Sportradar CEO Carsten Koerl bought more than $3.3 million in company stock last week, according to a Form 4 filed Monday.
The open-market purchases come after Koerl told analysts he would buy $10 million worth of shares on last week’s first-quarter earnings call. Sportradar’s stock dropped sharply in late April after two short sellers published allegations that as much as 40% of the company’s revenue may come from unregulated markets.
“I believe the company’s current valuation does not reflect the strength of our business and our long-term prospects, and I am confident in the path we are on,” Koerl said. “Accordingly, I intend to personally purchase $10 million worth of shares in Sportradar when our trading window opens.”
Sportradar stock opens up on Koerl buy
Sportradar opened Tuesday at $13.50, up 3.7% from Monday’s close following Koerl’s purchase, which was announced after the market closed Monday. The stock eventually closed at $13.43 but continued to rise after hours.
Six Sportradar directors also bought shares last week, with those purchases disclosed before the market opened Monday morning. The stock rallied in premarket trading on the buys but eventually closed down on the day.
Those director purchases were led by Director Marc Walder, who purchased 66,000 shares.
Koerl purchase details
Koerl made multiple purchases totaling 254,100 shares between Thursday and Friday.
He bought 111,100 shares on Thursday at an average price of $13.06. He then bought another 143,000 shares at an average price of $13.23 on Friday.

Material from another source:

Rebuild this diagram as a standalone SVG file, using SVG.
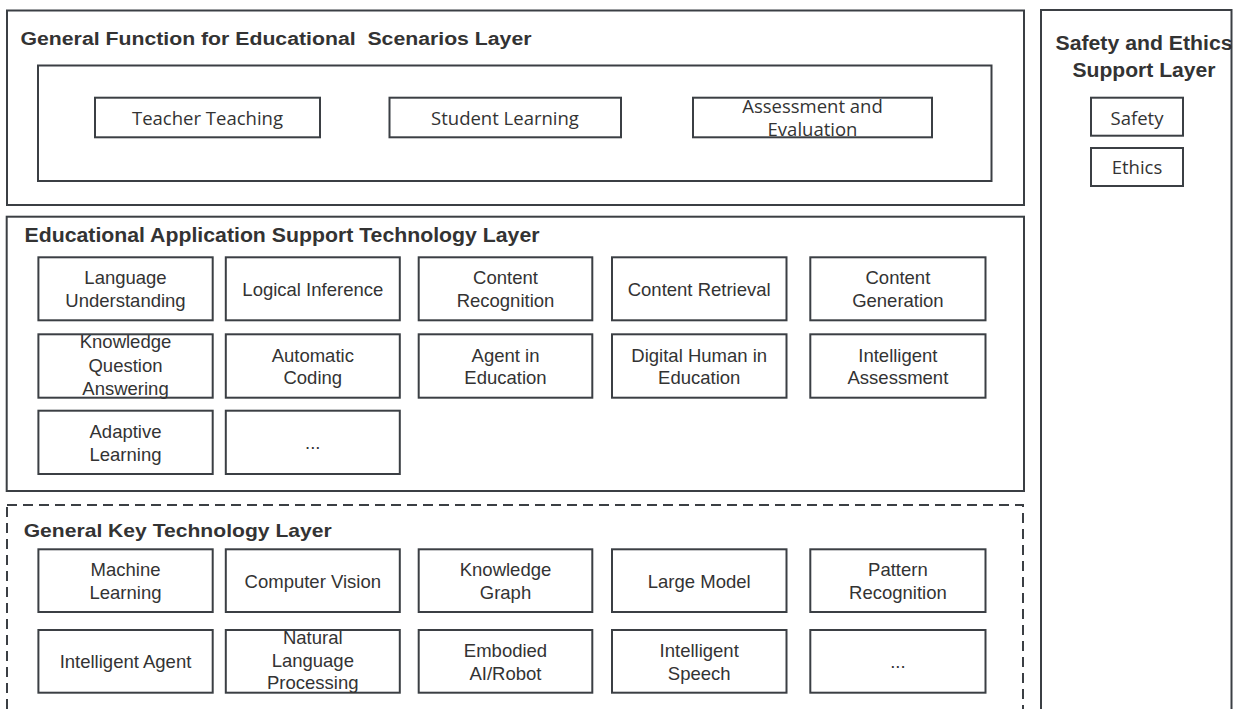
<svg xmlns="http://www.w3.org/2000/svg" width="1233" height="709" viewBox="0 0 1233 709">
<style>
rect{fill:#fff;stroke:#3b3f44;stroke-width:2}
.dash{stroke-dasharray:10 6}
.ttl{font-family:"Liberation Sans",Arial,sans-serif;font-weight:bold;fill:#333}
.t{font-family:"Liberation Sans",Arial,sans-serif;font-size:18.5px;fill:#333;text-anchor:middle}
.s{font-family:"Open Sans","Noto Sans",sans-serif;font-size:18.5px;fill:#333;text-anchor:middle}
</style>
<rect x="0" y="0" width="1233" height="709" style="stroke:none"/>
<g id="layer-general-function">
<rect x="7" y="10.5" width="1017" height="194.5"/>
<text class="ttl" x="20.5" y="45" font-size="18" textLength="511" lengthAdjust="spacingAndGlyphs">General Function for Educational&#160; Scenarios Layer</text>
<rect x="38" y="65.5" width="953.5" height="115.5"/>
</g>
<g id="teacher-teaching"><rect x="95" y="97.7" width="225" height="39.6"/><text class="s" x="207.5" y="125">Teacher Teaching</text></g>
<g id="student-learning"><rect x="389.5" y="97.7" width="231.5" height="39.6"/><text class="s" x="505" y="125">Student Learning</text></g>
<g id="assessment-evaluation"><rect x="693" y="97.7" width="239" height="39.6"/><text class="s" x="812.5" y="113">Assessment and</text><text class="s" x="812.5" y="135.5">Evaluation</text></g>

<g id="layer-safety-ethics">
<rect x="1041" y="10" width="190.5" height="720"/>
<text class="ttl" x="1144" y="50" font-size="20" text-anchor="middle" textLength="177" lengthAdjust="spacingAndGlyphs">Safety and Ethics</text>
<text class="ttl" x="1144" y="77" font-size="20" text-anchor="middle" textLength="143" lengthAdjust="spacingAndGlyphs">Support Layer</text>
</g>
<g id="safety"><rect x="1091" y="97.7" width="92" height="38"/><text class="s" x="1137" y="125">Safety</text></g>
<g id="ethics"><rect x="1091" y="148" width="92" height="38"/><text class="s" x="1137" y="173.5">Ethics</text></g>

<g id="layer-application-support">
<rect x="6.7" y="216.7" width="1017.3" height="274.3"/>
<text class="ttl" x="24.5" y="242.3" font-size="20" textLength="515" lengthAdjust="spacingAndGlyphs">Educational Application Support Technology Layer</text>
</g>
<g id="language-understanding"><rect x="38.4" y="257.3" width="174.3" height="63"/><text class="t" x="125.5" y="284">Language</text><text class="t" x="125.5" y="306.7">Understanding</text></g>
<g id="logical-inference"><rect x="225.8" y="257.3" width="174" height="63"/><text class="t" x="312.8" y="296">Logical Inference</text></g>
<g id="content-recognition"><rect x="418.7" y="257.3" width="173.6" height="63"/><text class="t" x="505.5" y="284">Content</text><text class="t" x="505.5" y="306.7">Recognition</text></g>
<g id="content-retrieval"><rect x="612" y="257.3" width="174.5" height="63"/><text class="t" x="699.2" y="296">Content Retrieval</text></g>
<g id="content-generation"><rect x="810.3" y="257.3" width="175.2" height="63"/><text class="t" x="897.9" y="284">Content</text><text class="t" x="897.9" y="306.7">Generation</text></g>

<g id="knowledge-qa"><rect x="38.4" y="334.3" width="174.3" height="63.4"/><text class="t" x="125.5" y="348">Knowledge</text><text class="t" x="125.5" y="371.7">Question</text><text class="t" x="125.5" y="395">Answering</text></g>
<g id="automatic-coding"><rect x="225.8" y="334.3" width="174" height="63.4"/><text class="t" x="312.8" y="361.5">Automatic</text><text class="t" x="312.8" y="384.2">Coding</text></g>
<g id="agent-in-education"><rect x="418.7" y="334.3" width="173.6" height="63.4"/><text class="t" x="505.5" y="361.5">Agent in</text><text class="t" x="505.5" y="384.2">Education</text></g>
<g id="digital-human"><rect x="612" y="334.3" width="174.5" height="63.4"/><text class="t" x="699.2" y="361.5">Digital Human in</text><text class="t" x="699.2" y="384.2">Education</text></g>
<g id="intelligent-assessment"><rect x="810.3" y="334.3" width="175.2" height="63.4"/><text class="t" x="897.9" y="361.5">Intelligent</text><text class="t" x="897.9" y="384.2">Assessment</text></g>

<g id="adaptive-learning"><rect x="38.4" y="410.7" width="174.3" height="63.3"/><text class="t" x="125.5" y="437.8">Adaptive</text><text class="t" x="125.5" y="460.5">Learning</text></g>
<g id="app-more"><rect x="225.8" y="410.7" width="174" height="63.3"/><text class="t" x="312.8" y="449">...</text></g>

<g id="layer-general-key">
<rect class="dash" x="7" y="505" width="1016" height="230"/>
<text class="ttl" x="23.7" y="536.7" font-size="19" textLength="308" lengthAdjust="spacingAndGlyphs">General Key Technology Layer</text>
</g>
<g id="machine-learning"><rect x="38.4" y="549.3" width="174.3" height="62.7"/><text class="t" x="125.5" y="576.2">Machine</text><text class="t" x="125.5" y="598.9">Learning</text></g>
<g id="computer-vision"><rect x="225.8" y="549.3" width="174" height="62.7"/><text class="t" x="312.8" y="587.7">Computer Vision</text></g>
<g id="knowledge-graph"><rect x="418.7" y="549.3" width="173.6" height="62.7"/><text class="t" x="505.5" y="576.2">Knowledge</text><text class="t" x="505.5" y="598.9">Graph</text></g>
<g id="large-model"><rect x="612" y="549.3" width="174.5" height="62.7"/><text class="t" x="699.2" y="587.7">Large Model</text></g>
<g id="pattern-recognition"><rect x="810.3" y="549.3" width="175.2" height="62.7"/><text class="t" x="897.9" y="576.2">Pattern</text><text class="t" x="897.9" y="598.9">Recognition</text></g>

<g id="intelligent-agent"><rect x="38.4" y="630" width="174.3" height="62.7"/><text class="t" x="125.5" y="668.3">Intelligent Agent</text></g>
<g id="nlp"><rect x="225.8" y="630" width="174" height="62.7"/><text class="t" x="312.8" y="644">Natural</text><text class="t" x="312.8" y="666.7">Language</text><text class="t" x="312.8" y="689.3">Processing</text></g>
<g id="embodied-ai"><rect x="418.7" y="630" width="173.6" height="62.7"/><text class="t" x="505.5" y="656.8">Embodied</text><text class="t" x="505.5" y="679.5">AI/Robot</text></g>
<g id="intelligent-speech"><rect x="612" y="630" width="174.5" height="62.7"/><text class="t" x="699.2" y="656.8">Intelligent</text><text class="t" x="699.2" y="679.5">Speech</text></g>
<g id="key-more"><rect x="810.3" y="630" width="175.2" height="62.7"/><text class="t" x="897.9" y="668.3">...</text></g>

<g id="connectors"></g>
</svg>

Koerl now owns 2.278 million shares, a figure that will keep growing as he spends the remaining $6.7 million.
Company denies allegations
The sports data supplier does not serve illegal operators, the company said in a statement. It also does not supply anyone known to be involved in illegal operations.
“Sportradar does not tolerate illegal operations or engagement with operators that are known sources of illegal activities, including criminal misconduct,” reads the statement. “Sportradar thus employs proactive measures to continuously assess risk, irrespective of licensing jurisdiction, to support the business. The team is further overseen by dedicated legal, compliance and risk personnel.”
There are also times where feeds are pirated, which Sportradar actively fights against.
“Sports data is a heavily pirated digital product across the globe,” reads the statement. “Operators – particularly unlicensed ones – routinely, acquire feeds nefariously, reverse-engineer visible client identifiers, and pass that content off as their own.
“Sportradar actively invests in IP-protection, anti-piracy monitoring and enforcement, and continuously audits the internet to detect breaches and unauthorized usage of data. As soon as a potential breach is detected, action is taken.”